1. Field
The exemplary embodiments disclosed in the present disclosure relate to a holographic display apparatus and a holographic display method, and more particularly, to a holographic display apparatus and a holographic display method capable of preventing binocular crosstalk while providing hologram images having different viewpoints to the left and right eyes of an observer.
2. Description of the Related Art
As methods of realizing 3D images, methods which use glasses (also referred to as “glasses methods”) and methods which do not use glasses (also referred to as “non-glasses methods”) are widely used. Examples of the glasses methods include deflected glasses methods and shutter glasses methods, and examples of the non-glasses methods include lenticular methods and parallax barrier methods. Such methods use binocular parallax and are limited in increasing the number of viewpoints. In addition to this, these methods make viewers feel tired due to the difference between the depth of images, which the brain perceives, and the focus of the eyes.

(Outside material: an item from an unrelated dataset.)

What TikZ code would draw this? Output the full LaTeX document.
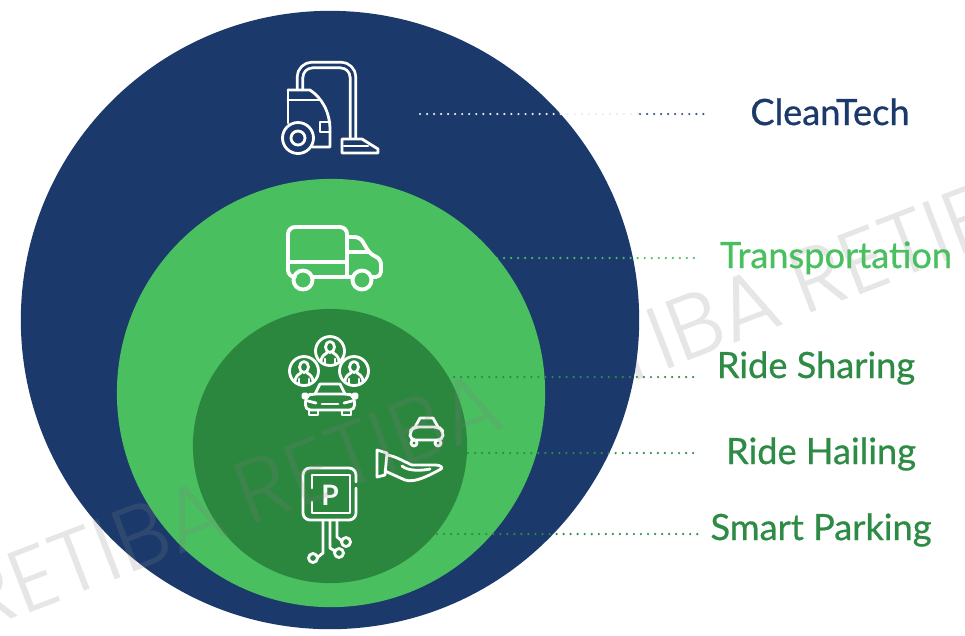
\documentclass[tikz,border=0pt]{standalone}
\usepackage{fontspec}
\setmainfont{Lato}
\newfontfamily\tagfont[FakeBold=0.7]{Lato}
\newfontfamily\markfont{Poppins Light}
\definecolor{navyc}{HTML}{1B3A6B}
\definecolor{greenc}{HTML}{4ABF60}
\definecolor{darkc}{HTML}{2B863E}
\definecolor{labelc}{HTML}{2E8B45}
\tikzset{
  disc/.style={circle,inner sep=0pt,minimum size=#1},
  icon/.style={white,line width=0.8pt,line join=round,line cap=round},
  leader/.style={line width=0.7pt,line cap=round,dash pattern=on 0pt off 2pt},
  tag/.style={font=\tagfont\fontsize{10.3}{12}\selectfont,inner sep=0pt,anchor=base},
  stamp/.style={opacity=0.2,text=gray,inner sep=0pt,rotate=21,font=\markfont\fontsize{25.5}{27}\selectfont}
}
\begin{document}
\begin{tikzpicture}[x=0.01cm,y=-0.01cm]
    \useasboundingbox (0,0) rectangle (965,635);

    % Watermark behind the circles
    \node[stamp] (markc) at (646,344) {RETIBA};
    \node[stamp] (markd) at (922,237) {RETIBA};

    % Nested circles
    \node[disc=6.18cm,fill=navyc] (outer) at (330,320) {};
    \node[disc=4.28cm,fill=greenc] (middle) at (331,393) {};
    \node[disc=2.74cm,fill=darkc] (inner) at (330,446) {};

    % Labels
    \node[tag,text=navyc] (clean) at (830,125) {CleanTech};
    \node[tag,text=greenc] (trans) at (836,268) {Transportation};
    \node[tag,text=labelc] (share) at (816,378) {Ride Sharing};
    \node[tag,text=labelc] (hail) at (821,464) {Ride Hailing};
    \node[tag,text=labelc] (park) at (821,540) {Smart Parking};

    % Leaders
    \coordinate (cleanend) at (420,114);
    \coordinate (cleanedge) at (640,114);
    \coordinate (cleanlab) at (705,114);
    \coordinate (transend) at (497,258);
    \coordinate (translab) at (696,258);
    \coordinate (shareend) at (447,377);
    \coordinate (sharelab) at (696,377);
    \coordinate (hailend) at (468,453);
    \coordinate (haillab) at (696,453);
    \coordinate (parkend) at (437,534);
    \coordinate (parklab) at (698,534);
    \draw[leader,white!90!navyc] (cleanend) -- (cleanedge);
    \draw[leader,navyc!85] (cleanedge) -- (cleanlab);
    \draw[leader,greenc] (transend) -- (translab);
    \draw[leader,labelc] (shareend) -- (sharelab);
    \draw[leader,labelc] (hailend) -- (haillab);
    \draw[leader,labelc] (parkend) -- (parklab);

    % Vacuum cleaner
    \draw[icon,double=navyc,double distance=0.8pt,line cap=butt,rounded corners=3.5pt] (300,90) -- (300,65) -- (353,65) -- (353,138);
    \draw[icon] (288,90) -- (310,90) .. controls (322,98) and (330,112) .. (330,130) -- (330,147) -- (312,147);
    \draw[icon] (288,123) -- (288,90);
    \draw[icon] (288,100) -- (320,100);
    \draw[icon] (330,122) -- (320,122) -- (320,132) -- (330,132);
    \draw[icon] (298,138) circle (15.5);
    \draw[icon] (298,138) circle (7);
    \draw[icon] (342,139) -- (362,139) -- (378,149) -- (378,153) -- (342,153) -- cycle;
    \draw[icon] (344,146) -- (368,146);

    % Truck
    \begin{scope}[icon/.append style={line width=1.1pt}]
    \draw[icon,rounded corners=2pt] (293,277) -- (288,277) -- (288,227) -- (347,227) -- (347,277);
    \draw[icon] (288,262) -- (347,262);
    \draw[icon,rounded corners=1.5pt] (348,237) -- (360,237) -- (370,254) -- (381,259) -- (381,277) -- (372,277);
    \draw[icon] (348,252) -- (369,252);
    \draw[icon] (313,277) -- (352,277);
    \draw[icon] (303,280) circle (9.5);
    \draw[icon] (362,280) circle (9.5);
    \end{scope}

    % Riders
    \foreach \cx/\cy in {330/351,304/371,354/371} {
      \begin{scope}[shift={(\cx,\cy)}]
        \draw[icon] (0,0) circle (14.5);
        \draw[icon] (0,-4) ellipse (4.5 and 5.5);
        \draw[icon,rounded corners=1.5pt] (-9,11) -- (-9,5) -- (-3,2) (3,2) -- (9,5) -- (9,11);
        \draw[icon] (-5,13) -- (-5,8) (5,13) -- (5,8);
      \end{scope}
    }

    % Shared car
    \draw[icon] (315,394) -- (320,384) -- (340,384) -- (345,394);
    \draw[icon,rounded corners=1.5pt] (306,396) -- (311,394) -- (349,394) -- (354,396) -- (355,410) -- (305,410) -- cycle;
    \draw[icon,rounded corners=1pt] (303,394) rectangle (307,398);
    \draw[icon,rounded corners=1pt] (353,394) rectangle (357,398);
    \draw[icon] (322,404) -- (338,404);
    \draw[icon] (308,401) -- (316,403) (352,401) -- (344,403);
    \draw[icon] (309,410) rectangle (318,415);
    \draw[icon] (342,410) rectangle (351,415);

    % Hailed car
    \draw[icon] (415,427) -- (420,418) -- (433,418) -- (438,427);
    \draw[icon,rounded corners=1.5pt] (410,431) -- (414,427) -- (439,427) -- (443,431) -- (443,440) -- (410,440) -- cycle;
    \draw[icon] (414,443) circle (3);
    \draw[icon] (438,443) circle (3);

    % Hand
    \draw[icon] (377,450) -- (387,453) -- (385,475) -- (377,477) -- cycle;
    \draw[icon] (387,455) .. controls (395,456) and (403,461) .. (412,465) -- (436,465) .. controls (441,465) and (443,468) .. (441,469) .. controls (428,476) and (415,483) .. (405,480) -- (385,471);
    \draw[icon] (402,466) .. controls (408,471) and (420,471) .. (430,469);

    % Parking sign
    \draw[icon,rounded corners=2pt] (356,482) -- (356,468) -- (303,468) -- (303,520) -- (356,520) -- (356,488);
    \draw[icon] (312,488) -- (312,475) -- (350,475) -- (350,513) -- (312,513) -- (312,502);
    \node[inner sep=0pt,text=white,font=\bfseries\fontsize{8}{9}\selectfont] (plabel) at (330,495) {P};
    \draw[icon] (323,520) -- (323,553) -- (318,557);
    \draw[icon] (330,520) -- (330,548) -- (335,551);
    \draw[icon] (337,520) -- (337,537) -- (342,541);
    \draw[icon] (313,558) circle (4.5);
    \draw[icon] (339,553) circle (4.5);
    \draw[icon] (346,542) circle (4.5);

    % Watermark in front
    \node[stamp] (marka) at (92,555) {RETIBA};
    \node[stamp] (markb) at (368,448) {RETIBA};
\end{tikzpicture}
\end{document}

Recently, holographic display methods, which are 3D image display methods capable of making the depth, which the brain perceives, consistent with the focus of the eyes and providing full parallax, have been gradually put to practical use. A holographic display technique uses a principle that once reference light is irradiated onto a hologram pattern having recorded thereon an interference pattern obtained by interference between object light reflected from an original object and the reference light, the reference light is diffracted, and an image of the original object is reproduced. A currently commercialized holographic display technique provides a computer-generated hologram (CGH), rather than the hologram pattern obtained by directly exposing the original object to light, as an electric signal to a spatial light modulator. The spatial light modulator forms the hologram pattern and diffracts incident light according to the input CGH signal, thereby generating a 3D image.
However, a very high resolution spatial light modulator and a very large amount of data processing are required to implement a perfect holographic display technique. Recently, to reduce the amount of data processing required to be performed while still achieving a sufficient resolution, a binocular hologram technique of providing hologram images to only a viewing zone corresponding to both eyes of the observer has been proposed. For example, a hologram image having a viewpoint corresponding to a left-eye viewing zone of the observer and a hologram image having a viewpoint corresponding to a right-eye viewing zone of the observer are generated and provided to the left and right eyes of the observer, respectively. In this case, no hologram image for other viewpoints is generated, and thus, a data processing amount may be greatly reduced, and a currently commercialized display apparatus may satisfy a resolution condition of the spatial light modulator.